The rest of the Society agree to be there for Sam at Eleanor's coronation. However, on the day, January is revealed to be in league with Edmond, who takes Tuma's powers and releases him. She wants Edmond to kill her brother so that she can take the throne to her kingdom. Matteo manages to send a bee to warn Sam and she recruits Mike, while also apologizing and revealing her secret. Sam and Mike manage to take out January and regroup with the rest of the Society to stop Edmond, who plans on using a device that will take out everyone with royal blood. The Society confront him and battle him before trapping him in an experimental miniaturized chamber. The coronation happens with no one aware of the events.

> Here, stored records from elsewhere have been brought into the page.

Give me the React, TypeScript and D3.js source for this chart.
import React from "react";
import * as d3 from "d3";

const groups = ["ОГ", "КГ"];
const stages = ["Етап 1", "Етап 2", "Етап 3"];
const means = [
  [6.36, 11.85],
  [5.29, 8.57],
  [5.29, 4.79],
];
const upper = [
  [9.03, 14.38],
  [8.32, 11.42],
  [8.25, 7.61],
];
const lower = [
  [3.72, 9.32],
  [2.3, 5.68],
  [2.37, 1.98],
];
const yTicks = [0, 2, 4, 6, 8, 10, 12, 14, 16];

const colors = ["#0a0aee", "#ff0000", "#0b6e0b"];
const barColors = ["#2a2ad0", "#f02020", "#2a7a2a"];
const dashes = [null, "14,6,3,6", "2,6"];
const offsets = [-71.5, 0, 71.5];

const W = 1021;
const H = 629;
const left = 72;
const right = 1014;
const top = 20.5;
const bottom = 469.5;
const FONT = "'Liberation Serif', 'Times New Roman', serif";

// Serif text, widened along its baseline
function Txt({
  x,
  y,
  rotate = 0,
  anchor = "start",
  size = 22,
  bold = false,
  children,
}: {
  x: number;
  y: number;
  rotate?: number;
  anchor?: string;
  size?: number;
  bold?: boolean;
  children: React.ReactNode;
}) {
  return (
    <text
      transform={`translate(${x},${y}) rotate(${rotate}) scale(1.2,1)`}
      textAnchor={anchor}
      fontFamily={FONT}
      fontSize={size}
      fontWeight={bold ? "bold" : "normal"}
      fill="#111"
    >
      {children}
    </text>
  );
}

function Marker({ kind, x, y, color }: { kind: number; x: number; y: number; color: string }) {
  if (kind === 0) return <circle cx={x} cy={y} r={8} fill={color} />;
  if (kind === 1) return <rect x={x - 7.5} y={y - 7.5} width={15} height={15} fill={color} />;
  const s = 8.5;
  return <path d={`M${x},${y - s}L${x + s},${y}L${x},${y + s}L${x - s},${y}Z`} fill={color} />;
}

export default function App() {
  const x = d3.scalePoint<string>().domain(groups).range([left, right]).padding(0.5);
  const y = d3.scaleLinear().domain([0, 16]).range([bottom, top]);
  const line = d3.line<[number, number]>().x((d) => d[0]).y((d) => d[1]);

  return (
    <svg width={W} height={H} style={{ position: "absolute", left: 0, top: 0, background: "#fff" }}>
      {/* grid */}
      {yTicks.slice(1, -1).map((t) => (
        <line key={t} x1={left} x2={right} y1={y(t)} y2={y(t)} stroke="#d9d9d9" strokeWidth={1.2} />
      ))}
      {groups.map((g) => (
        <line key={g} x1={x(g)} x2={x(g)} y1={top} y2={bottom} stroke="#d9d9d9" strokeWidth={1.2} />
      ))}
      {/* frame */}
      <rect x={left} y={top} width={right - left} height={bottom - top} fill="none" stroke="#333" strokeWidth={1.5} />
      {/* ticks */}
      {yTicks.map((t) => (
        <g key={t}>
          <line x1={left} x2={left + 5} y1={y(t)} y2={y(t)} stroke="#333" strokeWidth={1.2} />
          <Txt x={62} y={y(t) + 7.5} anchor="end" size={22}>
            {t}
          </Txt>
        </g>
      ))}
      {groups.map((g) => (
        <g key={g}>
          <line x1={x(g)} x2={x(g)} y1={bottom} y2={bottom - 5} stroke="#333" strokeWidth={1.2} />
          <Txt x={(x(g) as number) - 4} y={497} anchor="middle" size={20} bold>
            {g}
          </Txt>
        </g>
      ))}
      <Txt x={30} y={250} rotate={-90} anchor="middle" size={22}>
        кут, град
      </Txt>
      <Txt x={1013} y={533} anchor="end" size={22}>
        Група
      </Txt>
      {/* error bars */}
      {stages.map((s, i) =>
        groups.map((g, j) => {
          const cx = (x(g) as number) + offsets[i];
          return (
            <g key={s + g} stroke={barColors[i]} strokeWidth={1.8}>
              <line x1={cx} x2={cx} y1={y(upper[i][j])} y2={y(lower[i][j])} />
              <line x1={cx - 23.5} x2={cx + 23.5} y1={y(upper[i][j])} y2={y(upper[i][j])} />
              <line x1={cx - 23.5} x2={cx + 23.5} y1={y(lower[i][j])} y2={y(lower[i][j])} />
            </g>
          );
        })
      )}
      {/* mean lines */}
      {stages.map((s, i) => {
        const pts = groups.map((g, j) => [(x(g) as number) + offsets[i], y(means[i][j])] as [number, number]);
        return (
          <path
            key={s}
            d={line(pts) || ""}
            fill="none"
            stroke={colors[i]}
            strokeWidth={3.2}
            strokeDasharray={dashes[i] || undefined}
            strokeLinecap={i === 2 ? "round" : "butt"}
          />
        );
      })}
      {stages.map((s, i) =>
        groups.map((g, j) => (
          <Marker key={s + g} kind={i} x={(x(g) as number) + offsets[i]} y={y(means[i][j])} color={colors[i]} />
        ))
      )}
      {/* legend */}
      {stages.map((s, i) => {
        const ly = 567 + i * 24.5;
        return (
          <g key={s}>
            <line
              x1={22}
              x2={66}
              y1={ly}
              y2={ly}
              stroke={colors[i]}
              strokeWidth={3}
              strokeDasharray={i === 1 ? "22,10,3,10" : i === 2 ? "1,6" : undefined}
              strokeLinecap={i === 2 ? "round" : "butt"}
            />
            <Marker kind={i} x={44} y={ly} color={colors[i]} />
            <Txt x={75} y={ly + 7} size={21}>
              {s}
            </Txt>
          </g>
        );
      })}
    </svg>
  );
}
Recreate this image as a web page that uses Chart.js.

Sam, Matteo, Roxana and Tuma are inducted into the Society as Morrow recovers from his injuries. Catherine reveals the Society to Eleanor, who promises that her first order as queen will be to add parliament to their government. January has escaped and is now daring the Society to come and find her, and they leave by jet on their next mission.

==Cast==
- Peyton Elizabeth Lee as Princess "Sam" Samantha, Eleanor's younger sister
  - Julianna Marie Neo as 5-year-old Sam
- Niles Fitch as Prince Tuma
- Isabella Blake-Thomas as Princess January
- Olivia Deeble as Princess Roxana
- Noah Lomax as Mike Kleinberg, Sam's best friend
- Faly Rakotohavana as Prince Matteo
- Ashley Liao as Crown Princess Eleanor, Sam's elder sister
  - Jessica Du as 8-year-old Eleanor
- Sam Page as King Robert, Sam's father
- Skylar Astin as Professor James Morrow
- Élodie Yung as Queen Regent Catherine, Sam's mother
- Greg Bryk as Inmate 34 / Prince / Uncle Edmond, Sam's uncle
- Carlos Gonzalez-Vio as Mike's Dad
- Sofia Pernas as Princess Anna

==Production==
In May 2019, it was reported that Secret Society of Second-Born Royals was in development for Disney+ with executive producers Austin Winsberg and Mike Karz, directed by Anna Mastro, and written by Alex Litvak and Andrew Green. By May, Zanne Devine and Juliana Janes signed on as executive producer and co-producer, respectively. The script is based on an original story by Litvak, Green, and Winsberg. Élodie Yung revealed on later that month that she had been cast in the film. The cast was later announced with Peyton Elizabeth Lee in the lead role. Greg Bryk was announced to co-star as the film's primary antagonist.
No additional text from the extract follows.